Essa veia de poeta, ele diz, começou desde criança, quando ele desenhava e escrevia para elaborar a vida. Depois, ele se desenvolveu nas batalhas de rima. "Eu tinha as palavras, mas o rap me mordeu", ele diz. "Aí comecei a desenvolver o flow, a achar um jeito meu de cantar --sempre atento às proparoxítonas, criando jogos de palavras."

A partir do álbum de 2021, Dalasam expandiu e aprofundou essa nova maneira de compor e gravar. Sua escrita ficou mais complexa, o que pode ter diminuído seu alcance em termos de números, mas o fez conquistar um espaço particular dentro da música contemporânea brasileira.

"Fui sofisticando as coisas. É como se eu tivesse com uma camisa de linho e um violão numa sala grande com livros de séculos passados e obras de arte que dizem o quanto vale a minha parede", diz. "Sei o quanto ficou apurado o que estou fazendo."

Essa proposta confessional está espalhada no disco "Fim das Tentativas", de 2022, e agora em "Escuro Brilhante". Mas, nesse último álbum, as coisas estão um pouco mais leves. "Só dava para dar essa subida - coisas felizes, mas que também não são pop", diz.

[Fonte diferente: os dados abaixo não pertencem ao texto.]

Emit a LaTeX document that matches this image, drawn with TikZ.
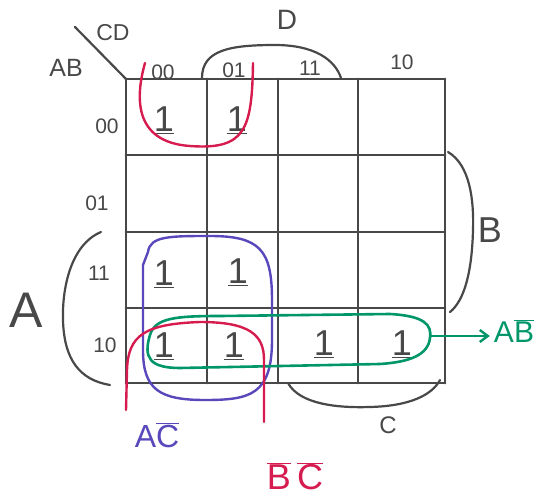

Dalasam abriu mão de tentar o sucesso de massa para buscar a durabilidade - a música que não toca tanto, mas toca sempre, em vez do hit que em dias será esquecido. Entendeu que seu maior trunfo é sua caneta. "Não tenho muita coisa a perder. Meu jeito de conquistar as coisas não está ligado às pessoas. Está nas palavras. E eu confio nas palavras."